*Short task:*
All the data should be repeated exactly. Any image in it is left out.

*Data:*
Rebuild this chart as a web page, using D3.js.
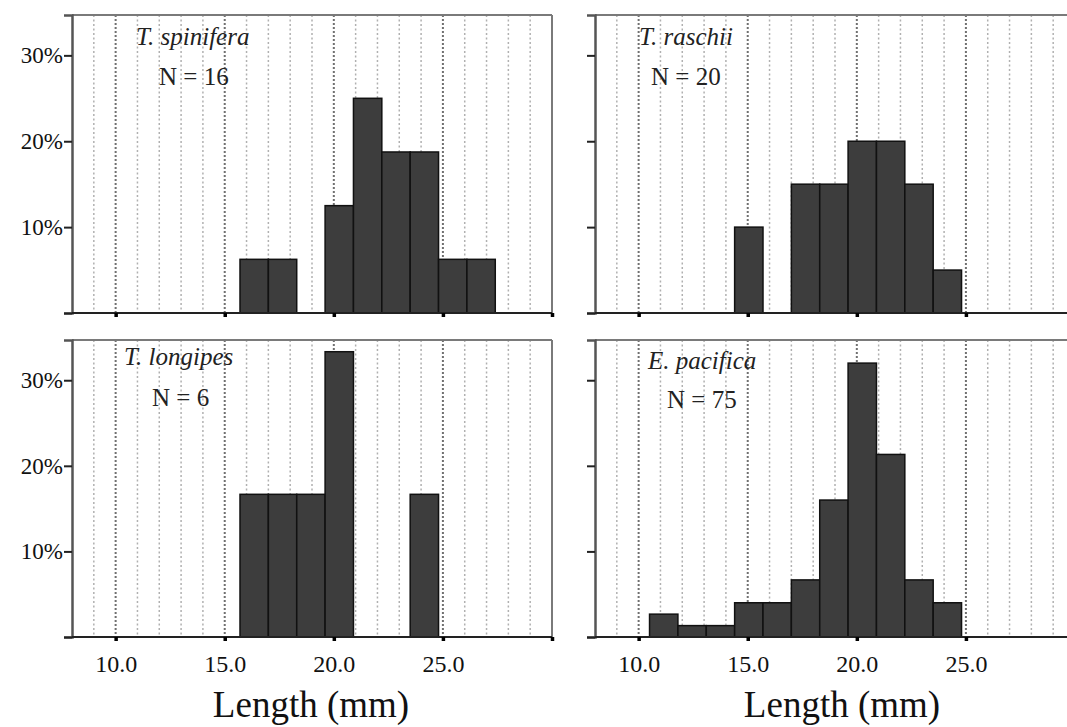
<!DOCTYPE html>
<html>
<head>
<meta charset="utf-8">
<script src="https://cdn.jsdelivr.net/npm/d3@7"></script>
<style>
  html, body { margin: 0; padding: 0; background: #fff; }
  svg { display: block; }
  svg text { font-family: "Liberation Serif", "Times New Roman", "DejaVu Serif", serif; }
</style>
</head>
<body>
<svg id="chart" width="1067" height="727"></svg>
<script>
// ---------------- DATA ----------------
// Shared histogram bin edges (mm), bin width 1.3 mm
const binEdges = [10.5, 11.8, 13.1, 14.4, 15.7, 17.0, 18.3, 19.6, 20.9, 22.2, 23.5, 24.8, 26.1, 27.4];
const species = ["T. spinifera", "T. raschii", "T. longipes", "E. pacifica"];
const sampleSizes = [16, 20, 6, 75];
// percentage of individuals per bin (one value per bin)
const spiniferaPct = [0, 0, 0, 0, 6.25, 6.25, 0, 12.5, 25, 18.75, 18.75, 6.25, 6.25];
const raschiiPct   = [0, 0, 0, 10, 0, 15, 15, 20, 20, 15, 5, 0, 0];
const longipesPct  = [0, 0, 0, 0, 16.67, 16.67, 16.67, 33.33, 0, 0, 16.67, 0, 0];
const pacificaPct  = [2.67, 1.33, 1.33, 4, 4, 6.67, 16, 32, 21.33, 6.67, 4, 0, 0];
const xTickValues = [10, 15, 20, 25, 30];
const xTickLabels = ["10.0", "15.0", "20.0", "25.0", ""];
const yTickValues = [0, 10, 20, 30];
const yTickLabels = ["", "10%", "20%", "30%"];
const gridMinor = d3.range(9, 30, 1);
const xAxisTitle = "Length (mm)";

// ---------------- LAYOUT ----------------
const seriesList = [spiniferaPct, raschiiPct, longipesPct, pacificaPct];
const panels = [
  { x0: 72,  x1: 552,  y0: 15,  y1: 313, labels: true,  bottom: false, nameDx: 64, nameDy: 30, nDx: 87, nDy: 70 },
  { x0: 595, x1: 1075, y0: 15,  y1: 313, labels: false, bottom: false, nameDx: 44, nameDy: 30, nDx: 56, nDy: 70 },
  { x0: 72,  x1: 552,  y0: 340, y1: 637, labels: true,  bottom: true,  nameDx: 52, nameDy: 25, nDx: 80, nDy: 66, titleX: 311 },
  { x0: 595, x1: 1075, y0: 340, y1: 637, labels: false, bottom: true,  nameDx: 53, nameDy: 29, nDx: 72, nDy: 68, titleX: 842 }
];
const serif = '"Liberation Serif", "Times New Roman", "DejaVu Serif", serif';

const svg = d3.select("#chart");

panels.forEach((p, i) => {
  const x = d3.scaleLinear().domain([8, 30]).range([p.x0, p.x1]);
  const y = d3.scaleLinear().domain([0, 34.7]).range([p.y1, p.y0]);
  const g = svg.append("g");

  g.append("rect").attr("x", p.x0).attr("y", p.y0)
    .attr("width", p.x1 - p.x0).attr("height", p.y1 - p.y0).attr("fill", "#fff");

  // minor grid (every mm)
  g.selectAll(".gmin").data(gridMinor.filter(v => v % 5 !== 0)).enter().append("line")
    .attr("x1", d => x(d)).attr("x2", d => x(d))
    .attr("y1", p.y0).attr("y2", p.y1)
    .attr("stroke", "#b0b0b0").attr("stroke-width", 1.5)
    .attr("stroke-dasharray", "2,2.5");
  // major grid
  g.selectAll(".gmaj").data(gridMinor.filter(v => v % 5 === 0)).enter().append("line")
    .attr("x1", d => x(d)).attr("x2", d => x(d))
    .attr("y1", p.y0).attr("y2", p.y1)
    .attr("stroke", "#707070").attr("stroke-width", 2)
    .attr("stroke-dasharray", "2,2");

  // bars
  const bins = seriesList[i].map((v, k) => ({ a: binEdges[k], b: binEdges[k + 1], v }))
    .filter(d => d.v > 0);
  g.selectAll(".bar").data(bins).enter().append("rect")
    .attr("x", d => x(d.a)).attr("width", d => x(d.b) - x(d.a))
    .attr("y", d => y(d.v)).attr("height", d => y(0) - y(d.v))
    .attr("fill", "#3d3d3d").attr("stroke", "#111").attr("stroke-width", 1.5);

  // frame: top & right
  g.append("line").attr("x1", p.x0).attr("x2", p.x1).attr("y1", p.y0).attr("y2", p.y0)
    .attr("stroke", "#7a7a7a").attr("stroke-width", 2);
  g.append("line").attr("x1", p.x1).attr("x2", p.x1).attr("y1", p.y0).attr("y2", p.y1)
    .attr("stroke", "#7a7a7a").attr("stroke-width", 2);

  // y axis
  const yAxis = d3.axisLeft(y).tickValues(yTickValues).tickSize(8).tickPadding(1)
    .tickFormat((d, k) => p.labels ? yTickLabels[k] : "");
  const ya = g.append("g").attr("transform", `translate(${p.x0},0)`).call(yAxis);
  ya.attr("font-family", null);
  ya.select(".domain").attr("stroke", "#555").attr("stroke-width", 2.5);
  ya.selectAll(".tick line").attr("stroke", "#222").attr("stroke-width", 2);
  ya.selectAll(".tick text").style("font-family", serif).attr("font-size", 23)
    .attr("fill", "#111");

  // x axis
  const xAxis = d3.axisBottom(x).tickValues(xTickValues).tickSize(4).tickPadding(14)
    .tickFormat((d, k) => p.bottom ? xTickLabels[k] : "");
  const xa = g.append("g").attr("transform", `translate(0,${p.y1})`).call(xAxis);
  xa.attr("font-family", null);
  xa.select(".domain").attr("stroke", "#222").attr("stroke-width", 2)
    .attr("d", `M${p.x0},0H${p.x1}`);
  xa.selectAll(".tick line").attr("stroke", "#000").attr("stroke-width", 3.5);
  xa.selectAll(".tick text").style("font-family", serif).attr("font-size", 24)
    .attr("fill", "#111");

  // species name & N
  g.append("text").attr("x", p.x0 + p.nameDx).attr("y", p.y0 + p.nameDy)
    .style("font-family", serif).attr("font-style", "italic").attr("font-size", 25)
    .attr("fill", "#222").text(species[i]);
  g.append("text").attr("x", p.x0 + p.nDx).attr("y", p.y0 + p.nDy)
    .style("font-family", serif).attr("font-size", 25)
    .attr("fill", "#222").text("N = " + sampleSizes[i]);

  if (p.bottom) {
    svg.append("text").attr("x", p.titleX).attr("y", 717)
      .attr("text-anchor", "middle").style("font-family", serif).attr("font-size", 37)
      .attr("fill", "#111").text(xAxisTitle);
  }
});
</script>
</body>
</html>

*Output of the exercise:*
Rebuild this chart as a web page, using D3.js.
<!DOCTYPE html>
<html>
<head>
<meta charset="utf-8">
<script src="https://cdn.jsdelivr.net/npm/d3@7"></script>
<style>
  html, body { margin: 0; padding: 0; background: #fff; }
  svg { display: block; }
  svg text { font-family: "Liberation Serif", "Times New Roman", "DejaVu Serif", serif; }
</style>
</head>
<body>
<svg id="chart" width="1067" height="727"></svg>
<script>
// ---------------- DATA ----------------
// Shared histogram bin edges (mm), bin width 1.3 mm
const binEdges = [10.5, 11.8, 13.1, 14.4, 15.7, 17.0, 18.3, 19.6, 20.9, 22.2, 23.5, 24.8, 26.1, 27.4];
const species = ["T. spinifera", "T. raschii", "T. longipes", "E. pacifica"];
const sampleSizes = [16, 20, 6, 75];
// percentage of individuals per bin (one value per bin)
const spiniferaPct = [0, 0, 0, 0, 6.25, 6.25, 0, 12.5, 25, 18.75, 18.75, 6.25, 6.25];
const raschiiPct   = [0, 0, 0, 10, 0, 15, 15, 20, 20, 15, 5, 0, 0];
const longipesPct  = [0, 0, 0, 0, 16.67, 16.67, 16.67, 33.33, 0, 0, 16.67, 0, 0];
const pacificaPct  = [2.67, 1.33, 1.33, 4, 4, 6.67, 16, 32, 21.33, 6.67, 4, 0, 0];
const xTickValues = [10, 15, 20, 25, 30];
const xTickLabels = ["10.0", "15.0", "20.0", "25.0", ""];
const yTickValues = [0, 10, 20, 30];
const yTickLabels = ["", "10%", "20%", "30%"];
const gridMinor = d3.range(9, 30, 1);
const xAxisTitle = "Length (mm)";

// ---------------- LAYOUT ----------------
const seriesList = [spiniferaPct, raschiiPct, longipesPct, pacificaPct];
const panels = [
  { x0: 72,  x1: 552,  y0: 15,  y1: 313, labels: true,  bottom: false, nameDx: 64, nameDy: 30, nDx: 87, nDy: 70 },
  { x0: 595, x1: 1075, y0: 15,  y1: 313, labels: false, bottom: false, nameDx: 44, nameDy: 30, nDx: 56, nDy: 70 },
  { x0: 72,  x1: 552,  y0: 340, y1: 637, labels: true,  bottom: true,  nameDx: 52, nameDy: 25, nDx: 80, nDy: 66, titleX: 311 },
  { x0: 595, x1: 1075, y0: 340, y1: 637, labels: false, bottom: true,  nameDx: 53, nameDy: 29, nDx: 72, nDy: 68, titleX: 842 }
];
const serif = '"Liberation Serif", "Times New Roman", "DejaVu Serif", serif';

const svg = d3.select("#chart");

panels.forEach((p, i) => {
  const x = d3.scaleLinear().domain([8, 30]).range([p.x0, p.x1]);
  const y = d3.scaleLinear().domain([0, 34.7]).range([p.y1, p.y0]);
  const g = svg.append("g");

  g.append("rect").attr("x", p.x0).attr("y", p.y0)
    .attr("width", p.x1 - p.x0).attr("height", p.y1 - p.y0).attr("fill", "#fff");

  // minor grid (every mm)
  g.selectAll(".gmin").data(gridMinor.filter(v => v % 5 !== 0)).enter().append("line")
    .attr("x1", d => x(d)).attr("x2", d => x(d))
    .attr("y1", p.y0).attr("y2", p.y1)
    .attr("stroke", "#b0b0b0").attr("stroke-width", 1.5)
    .attr("stroke-dasharray", "2,2.5");
  // major grid
  g.selectAll(".gmaj").data(gridMinor.filter(v => v % 5 === 0)).enter().append("line")
    .attr("x1", d => x(d)).attr("x2", d => x(d))
    .attr("y1", p.y0).attr("y2", p.y1)
    .attr("stroke", "#707070").attr("stroke-width", 2)
    .attr("stroke-dasharray", "2,2");

  // bars
  const bins = seriesList[i].map((v, k) => ({ a: binEdges[k], b: binEdges[k + 1], v }))
    .filter(d => d.v > 0);
  g.selectAll(".bar").data(bins).enter().append("rect")
    .attr("x", d => x(d.a)).attr("width", d => x(d.b) - x(d.a))
    .attr("y", d => y(d.v)).attr("height", d => y(0) - y(d.v))
    .attr("fill", "#3d3d3d").attr("stroke", "#111").attr("stroke-width", 1.5);

  // frame: top & right
  g.append("line").attr("x1", p.x0).attr("x2", p.x1).attr("y1", p.y0).attr("y2", p.y0)
    .attr("stroke", "#7a7a7a").attr("stroke-width", 2);
  g.append("line").attr("x1", p.x1).attr("x2", p.x1).attr("y1", p.y0).attr("y2", p.y1)
    .attr("stroke", "#7a7a7a").attr("stroke-width", 2);

  // y axis
  const yAxis = d3.axisLeft(y).tickValues(yTickValues).tickSize(8).tickPadding(1)
    .tickFormat((d, k) => p.labels ? yTickLabels[k] : "");
  const ya = g.append("g").attr("transform", `translate(${p.x0},0)`).call(yAxis);
  ya.attr("font-family", null);
  ya.select(".domain").attr("stroke", "#555").attr("stroke-width", 2.5);
  ya.selectAll(".tick line").attr("stroke", "#222").attr("stroke-width", 2);
  ya.selectAll(".tick text").style("font-family", serif).attr("font-size", 23)
    .attr("fill", "#111");

  // x axis
  const xAxis = d3.axisBottom(x).tickValues(xTickValues).tickSize(4).tickPadding(14)
    .tickFormat((d, k) => p.bottom ? xTickLabels[k] : "");
  const xa = g.append("g").attr("transform", `translate(0,${p.y1})`).call(xAxis);
  xa.attr("font-family", null);
  xa.select(".domain").attr("stroke", "#222").attr("stroke-width", 2)
    .attr("d", `M${p.x0},0H${p.x1}`);
  xa.selectAll(".tick line").attr("stroke", "#000").attr("stroke-width", 3.5);
  xa.selectAll(".tick text").style("font-family", serif).attr("font-size", 24)
    .attr("fill", "#111");

  // species name & N
  g.append("text").attr("x", p.x0 + p.nameDx).attr("y", p.y0 + p.nameDy)
    .style("font-family", serif).attr("font-style", "italic").attr("font-size", 25)
    .attr("fill", "#222").text(species[i]);
  g.append("text").attr("x", p.x0 + p.nDx).attr("y", p.y0 + p.nDy)
    .style("font-family", serif).attr("font-size", 25)
    .attr("fill", "#222").text("N = " + sampleSizes[i]);

  if (p.bottom) {
    svg.append("text").attr("x", p.titleX).attr("y", 717)
      .attr("text-anchor", "middle").style("font-family", serif).attr("font-size", 37)
      .attr("fill", "#111").text(xAxisTitle);
  }
});
</script>
</body>
</html>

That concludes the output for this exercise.